Я знаю, Фелиция может ходить по лавкам и заказывать все, что пожелает. Ей не нужно яиц от меня. Наверное, это нужно мне самому. Устаешь ведь заботиться об одном себе…
Делаю большой крюк, чтобы пройти как можно дальше от города. Утро самое яркое, чистое, солнечное, какое только можно представить. Оно напоминает мне о том времени, когда я захлопывал за собой дверь и бежал по улицам к Мулла-Хаусу, а мои ботинки стучали по булыжникам. Моя мать прибила железки на подошвы спереди и на каблуки, чтобы подольше не снашивались. Когда я притопываю, железки звякают по камням. Я выходил из дома раньше школьников, но позже рыбаков, которые должны были ловить прилив. Меня всегда охватывала гордость, когда кто-нибудь кивал мне: «Как ты, малец?», зная, что я иду на работу. Я ничего с собой не брал, потому что нас кормили обедом в судомойне. Иногда мимо проезжала какая-нибудь повозка, и меня подбрасывали до места.
Фелиция подходит к двери. Она выглядит озабоченно, а не приветливо, как я надеялся и почти ожидал. За руку она держит Джинни, одетую в бархатное пальтишко и шляпку. Джинни смотрит на меня и сует палец в рот.
— Дэниел… — Фелиция прикрывает глаза рукой от света. — Я как раз собиралась в церковь.
— В церковь?
— Сегодня воскресенье, Дэн. — Когда женщина хочет от тебя отделаться, то всегда с заботливым видом объясняет очевидные вещи. — Конечно, ты знаешь, что сегодня воскресенье.
И, конечно, колокола внизу у пристани звонят что есть мочи. Я и не заметил, пока она не сказала.

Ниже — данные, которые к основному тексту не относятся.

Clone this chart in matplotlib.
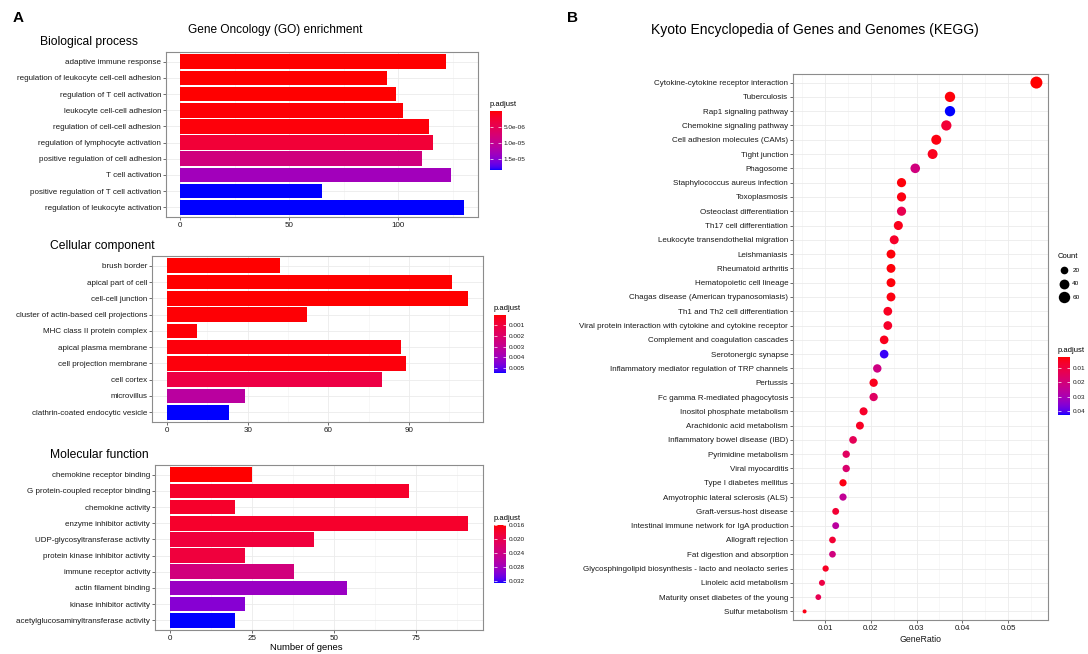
import numpy as np
import matplotlib
matplotlib.use('Agg')
import matplotlib.pyplot as plt
from matplotlib.colors import LinearSegmentedColormap, Normalize

plt.rcParams['font.family'] = ['Liberation Sans', 'DejaVu Sans']

# --- GO: Biological process ---
bp_terms = ['adaptive immune response', 'regulation of leukocyte cell-cell adhesion',
            'regulation of T cell activation', 'leukocyte cell-cell adhesion',
            'regulation of cell-cell adhesion', 'regulation of lymphocyte activation',
            'positive regulation of cell adhesion', 'T cell activation',
            'positive regulation of T cell activation', 'regulation of leukocyte activation']
bp_counts = [122, 95, 99, 102, 114, 116, 111, 124, 65, 130]
bp_padj = [1.0e-7, 1.2e-7, 1.5e-7, 2.8e-7, 4.5e-7, 2.9e-6, 8.4e-6, 1.33e-5, 1.85e-5, 1.85e-5]

# --- GO: Cellular component ---
cc_terms = ['brush border', 'apical part of cell', 'cell-cell junction',
            'cluster of actin-based cell projections', 'MHC class II protein complex',
            'apical plasma membrane', 'cell projection membrane', 'cell cortex',
            'microvillus', 'clathrin-coated endocytic vesicle']
cc_counts = [42, 106, 112, 52, 11, 87, 89, 80, 29, 23]
cc_padj = [0.00006, 0.00007, 0.00008, 0.00012, 0.00013, 0.00017, 0.00018, 0.00114, 0.00329, 0.00544]

# --- GO: Molecular function ---
mf_terms = ['chemokine receptor binding', 'G protein-coupled receptor binding',
            'chemokine activity', 'enzyme inhibitor activity',
            'UDP-glycosyltransferase activity', 'protein kinase inhibitor activity',
            'immune receptor activity', 'actin filament binding',
            'kinase inhibitor activity', 'acetylglucosaminyltransferase activity']
mf_counts = [25, 73, 20, 91, 44, 23, 38, 54, 23, 20]
mf_padj = [0.0160, 0.0177, 0.0177, 0.0178, 0.0188, 0.0189, 0.0234, 0.0284, 0.0295, 0.0325]

# --- KEGG ---
kegg_terms = ['Cytokine-cytokine receptor interaction', 'Tuberculosis', 'Rap1 signaling pathway',
              'Chemokine signaling pathway', 'Cell adhesion molecules (CAMs)', 'Tight junction',
              'Phagosome', 'Staphylococcus aureus infection', 'Toxoplasmosis',
              'Osteoclast differentiation', 'Th17 cell differentiation',
              'Leukocyte transendothelial migration', 'Leishmaniasis', 'Rheumatoid arthritis',
              'Hematopoietic cell lineage', 'Chagas disease (American trypanosomiasis)',
              'Th1 and Th2 cell differentiation',
              'Viral protein interaction with cytokine and cytokine receptor',
              'Complement and coagulation cascades', 'Serotonergic synapse',
              'Inflammatory mediator regulation of TRP channels', 'Pertussis',
              'Fc gamma R-mediated phagocytosis', 'Inositol phosphate metabolism',
              'Arachidonic acid metabolism', 'Inflammatory bowel disease (IBD)',
              'Pyrimidine metabolism', 'Viral myocarditis', 'Type I diabetes mellitus',
              'Amyotrophic lateral sclerosis (ALS)', 'Graft-versus-host disease',
              'Intestinal immune network for IgA production', 'Allograft rejection',
              'Fat digestion and absorption',
              'Glycosphingolipid biosynthesis - lacto and neolacto series',
              'Linoleic acid metabolism', 'Maturity onset diabetes of the young',
              'Sulfur metabolism']
kegg_ratio = [0.0562, 0.0373, 0.0373, 0.0365, 0.0343, 0.0335, 0.0297, 0.0267, 0.0267, 0.0267,
              0.0260, 0.0251, 0.0244, 0.0244, 0.0244, 0.0244, 0.0237, 0.0237, 0.0229, 0.0229,
              0.0214, 0.0206, 0.0206, 0.0184, 0.0176, 0.0161, 0.0146, 0.0146, 0.0139, 0.0139,
              0.0123, 0.0123, 0.0116, 0.0116, 0.0101, 0.0093, 0.0085, 0.0055]
kegg_count = [69, 46, 46, 45, 42, 41, 37, 33, 33, 33, 32, 31, 30, 30, 30, 30, 29, 29, 28, 28,
              26, 25, 25, 23, 22, 20, 18, 18, 17, 17, 15, 15, 14, 14, 12, 11, 10, 7]
kegg_padj = [0.0020, 0.0028, 0.0430, 0.0082, 0.0032, 0.0045, 0.0205, 0.0028, 0.0032, 0.0123,
             0.0041, 0.0061, 0.0028, 0.0028, 0.0028, 0.0032, 0.0049, 0.0061, 0.0045, 0.0418,
             0.0213, 0.0045, 0.0155, 0.0061, 0.0053, 0.0135, 0.0151, 0.0176, 0.0036, 0.0246,
             0.0077, 0.0266, 0.0077, 0.0205, 0.0053, 0.0102, 0.0127, 0.0036]

W, H = 1088, 654


def px(x, y):
    # pixel position -> figure fraction
    return x / W, 1 - y / H


def rect(left, top, right, bottom):
    return [left / W, 1 - bottom / H, (right - left) / W, (bottom - top) / H]


# red -> blue gradient interpolated in CIELAB, like ggplot2
M = np.array([[0.4124564, 0.3575761, 0.1804375],
              [0.2126729, 0.7151522, 0.0721750],
              [0.0193339, 0.1191920, 0.9503041]])
WHITE = np.array([0.95047, 1.0, 1.08883])


def to_lab(c):
    c = np.asarray(c, float)
    lin = np.where(c <= 0.04045, c / 12.92, ((c + 0.055) / 1.055) ** 2.4)
    xyz = M @ lin / WHITE
    f = np.where(xyz > (6 / 29) ** 3, np.cbrt(xyz), xyz / (3 * (6 / 29) ** 2) + 4 / 29)
    return np.array([116 * f[1] - 16, 500 * (f[0] - f[1]), 200 * (f[1] - f[2])])


def from_lab(lab):
    L, a, b = lab
    fy = (L + 16) / 116
    f = np.array([fy + a / 500, fy, fy - b / 200])
    xyz = np.where(f > 6 / 29, f ** 3, 3 * (6 / 29) ** 2 * (f - 4 / 29)) * WHITE
    lin = np.linalg.inv(M) @ xyz
    lin = np.clip(lin, 0, 1)
    c = np.where(lin <= 0.0031308, 12.92 * lin, 1.055 * lin ** (1 / 2.4) - 0.055)
    return np.clip(c, 0, 1)


lab_lo, lab_hi = to_lab((1, 0, 0)), to_lab((0, 0, 1))
ramp = [from_lab(lab_lo + t * (lab_hi - lab_lo)) for t in np.linspace(0, 1, 256)]
cmap = LinearSegmentedColormap.from_list('red_blue', ramp)

fig = plt.figure(figsize=(W / 100, H / 100), dpi=100)


def style(ax):
    for s in ax.spines.values():
        s.set_color('#8c8c8c')
        s.set_linewidth(0.8)
    ax.tick_params(which='major', labelsize=5.8, length=2, width=0.5,
                   color='#333333', labelcolor='#1a1a1a', pad=1.5)
    ax.tick_params(which='minor', length=0)
    ax.grid(which='major', color='#ebebeb', linewidth=0.6)
    ax.grid(which='minor', axis='x', color='#f2f2f2', linewidth=0.4)
    ax.set_axisbelow(True)


def colorbar(r, vmin, vmax, ticks, labels):
    cax = fig.add_axes(r)
    grad = np.linspace(vmin, vmax, 256)[:, None]
    cax.imshow(grad, aspect='auto', cmap=cmap, vmin=vmin, vmax=vmax,
               extent=[0, 1, vmax, vmin], origin='upper')
    cax.set_xticks([])
    cax.set_yticks(ticks, labels)
    cax.tick_params(axis='y', left=True, right=True, labelleft=False, labelright=True,
                    direction='in', color='white', length=2, width=0.5,
                    labelsize=4.6, labelcolor='#1a1a1a', pad=2)
    for s in cax.spines.values():
        s.set_visible(False)
    cax.text(0, 1.05, 'p.adjust', transform=cax.transAxes, fontsize=5.5, va='bottom')


def bar_panel(r, terms, counts, padj, xticks, title, title_xy, cbar_r, cticks, clabels):
    ax = fig.add_axes(r)
    y = np.arange(len(terms))
    norm = Normalize(min(padj), max(padj))
    ax.barh(y, counts, height=0.9, color=cmap(norm(padj)), zorder=2)
    ax.set_yticks(y, terms)
    ax.set_ylim(len(terms) - 0.4, -0.6)
    top = max(counts)
    ax.set_xlim(-0.05 * top, 1.05 * top)
    ax.set_xticks(xticks)
    step = xticks[1] - xticks[0]
    ax.set_xticks(np.arange(step / 2, top * 1.05, step), minor=True)
    style(ax)
    fig.text(*px(*title_xy), title, fontsize=8.7, va='center', ha='left')
    colorbar(cbar_r, min(padj), max(padj), cticks, clabels)
    return ax


bar_panel(rect(166, 52, 478, 217), bp_terms, bp_counts, bp_padj, [0, 50, 100],
          'Biological process', (40, 42), rect(490, 111, 501, 170),
          [5e-6, 1e-5, 1.5e-5], ['5.0e-06', '1.0e-05', '1.5e-05'])
bar_panel(rect(152, 256, 483, 422), cc_terms, cc_counts, cc_padj, [0, 30, 60, 90],
          'Cellular component', (50, 246), rect(494, 315, 506, 373),
          [0.001, 0.002, 0.003, 0.004, 0.005], ['0.001', '0.002', '0.003', '0.004', '0.005'])
bar_panel(rect(155, 465, 483, 630), mf_terms, mf_counts, mf_padj, [0, 25, 50, 75],
          'Molecular function', (50, 455), rect(494, 525, 506, 583),
          [0.016, 0.020, 0.024, 0.028, 0.032], ['0.016', '0.020', '0.024', '0.028', '0.032'])

fig.text(*px(306, 648), 'Number of genes', fontsize=6.8, ha='center', va='center')
fig.text(*px(275, 30), 'Gene Oncology (GO) enrichment', fontsize=8.6, ha='center', va='center')
fig.text(*px(18, 18), 'A', fontsize=11, fontweight='bold', ha='center', va='center')
fig.text(*px(572, 18), 'B', fontsize=11, fontweight='bold', ha='center', va='center')
fig.text(*px(815, 30), 'Kyoto Encyclopedia of Genes and Genomes (KEGG)', fontsize=10,
         ha='center', va='center')

# --- KEGG dot plot ---
axk = fig.add_axes(rect(793, 74, 1048, 620))
cmin, cmax = min(kegg_count), max(kegg_count)


def dot_size(c):
    d = 4 + 8 * np.sqrt((np.asarray(c, float) - cmin) / (cmax - cmin))
    return (d * 0.72) ** 2


ky = np.arange(len(kegg_terms))
knorm = Normalize(min(kegg_padj), max(kegg_padj))
axk.scatter(kegg_ratio, ky, s=dot_size(kegg_count), c=cmap(knorm(kegg_padj)),
            linewidths=0, zorder=3)
axk.set_yticks(ky, kegg_terms)
axk.set_ylim(len(kegg_terms) - 0.4, -0.6)
r = max(kegg_ratio) - min(kegg_ratio)
axk.set_xlim(min(kegg_ratio) - 0.05 * r, max(kegg_ratio) + 0.05 * r)
axk.set_xticks([0.01, 0.02, 0.03, 0.04, 0.05], ['0.01', '0.02', '0.03', '0.04', '0.05'])
axk.set_xticks(np.arange(0.005, 0.06, 0.01), minor=True)
style(axk)
axk.set_xlabel('GeneRatio', fontsize=6.3, labelpad=2, color='#1a1a1a')

handles = [axk.scatter([], [], s=dot_size(c), color='black', linewidths=0) for c in [20, 40, 60]]
leg = fig.legend(handles, ['20', '40', '60'], title='Count', loc='upper left',
                 bbox_to_anchor=px(1055, 250), frameon=False, fontsize=4.6,
                 title_fontsize=5.5, labelspacing=1.25, handletextpad=0.3,
                 borderaxespad=0, alignment='left')

colorbar(rect(1058, 357, 1070, 415), min(kegg_padj), max(kegg_padj),
         [0.01, 0.02, 0.03, 0.04], ['0.01', '0.02', '0.03', '0.04'])

fig.savefig('out.png', dpi=100)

— Ты всегда по воскресеньям ходишь в церковь?
Она опускает взгляд.
— Не так часто, как надо. Иногда беру с собой Джинни.
—
Джинни видит, как через порог переползает маленькая мокрица. Девочка отпускает руку Фелиции и приседает, чтобы поближе ее рассмотреть. Протягивает палец, и я боюсь, как бы она не раздавила крохотное создание, но все обходится.
— Я хочу, — говорит Фелиция. — Это хорошо для Джинни. Ей нравится за всеми наблюдать, и у меня появляется время подумать. Это делает меня… я чувствую себя ближе к Фредерику.